8 thoughts on “The Divine Ms. B and Miss J are the daughters of God

  1. how perfect that you mention o for a thousand toungues to sing – isn’t that page 1 in the hymnal. LOVE IT. Yeah, my mom is the shit and all, and I don’t have nearly enough appreciation for that….

  2. It is the first page. And all the other three million verses are on the next page. With the amount the Wesleys sat around versifying, it’s amazing they ever had time to fight with anyone.

    And yet, fighting seemed to be their favorite activity.

    Yes, all I took from confirmation was that the history of the Protestant church–and the Methodist church in particular–is rooted in the Cartmanian philosophy of “screw you guys, I’m going home.”

    I mean, Methodism was founded in 1729, a mere 300 years ago, and has already splintered into any number of groups, because we never met an argument we didn’t want to take both sides of.

    Anyway, your mom is the shit. The day she threw her tampons at my dad was probably the start of my life as a feminist.

  3. I hope that one of you will tell the tampon story someday…

    The voice of God story, which I think you have told me before, Aunt B, is one of my favorites. The kind of favorite where I like it more each time I hear it.

    Same for the Robert Johnson one.


  4. Eh, the tampon story is pretty short. My dad said something jack-assy to JR’s mom and she opened up her purse and started flinging tampons at him.

    And I was floored that someone would just be so matter-of-fact about having and needing tampons and so blase about using them as weapons. Girl power indeed.

  5. I think that my mother got the idea for the tampons from the cat – the legend is the preacher (maybe your dad, though I don’t remember exactly) came over and the cat did what the cat always did, which was roll them all over the floor with her nose….the later incident was embarrasing, but of course, like me, my mother has some boundary issues with men, and we never hesitate to throw embarrasing yet very light (though very offensive – i mean, this was the minister at the church – COME ON!) at men….PRETTY SWEET!!!

  6. B — I had never heard the Voice of God story — how I missed that I don’t know.

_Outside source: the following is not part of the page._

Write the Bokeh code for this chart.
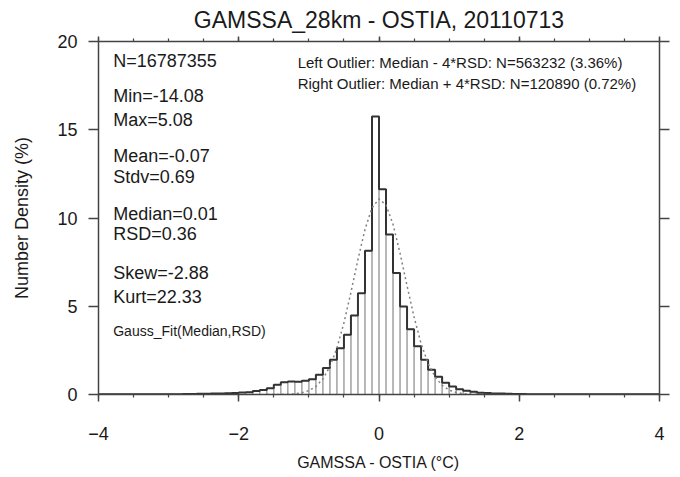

    Your religious bent of late is in sync with my own. I’ve been obessing about my religious upbringin for a couple of weeks. Did I ever tell you that my dad was an elder in our church growing up, which I didn’t think qualified us as preacher’s kids, but according to my siblings it did. He has given sermons and married people. Weird that you take up with all these lapsed religious types.

    But I too was coerced into singing on occasion and I have the worst singing voice ever. So one day at a holyday service, the youth choir leader pulled me aside and said, “Shill, God gave us all gifts, and yours is, perhaps, playing the piano.” So I got out of choir but once a month, I had to play the piano to accompany the congregation at the regular service. And what was always awful about it was the last hymn, after the sermon, where you’ve been sitting there for a while and you have to get up and play cold and I would always fuck up the intro. And everyone was always really nice about it — look at the sweet 15 year old accompanying the service like a nice young Christian woman. I hope my son marries her. Barf.

    But good god did I love banging out Onward Christian Soldiers. Nothing like giggling at my brothers for putting extra emphasis on the word “hell.”

  7. Shill, I love you, but I have to say that I’m a little fearful of continuing this topic. The government could have no greater means of making our political prisoners uncomfortable than to have you and I singing together for their “entertainment,” and I don’t want to be conscripted into the war on terror.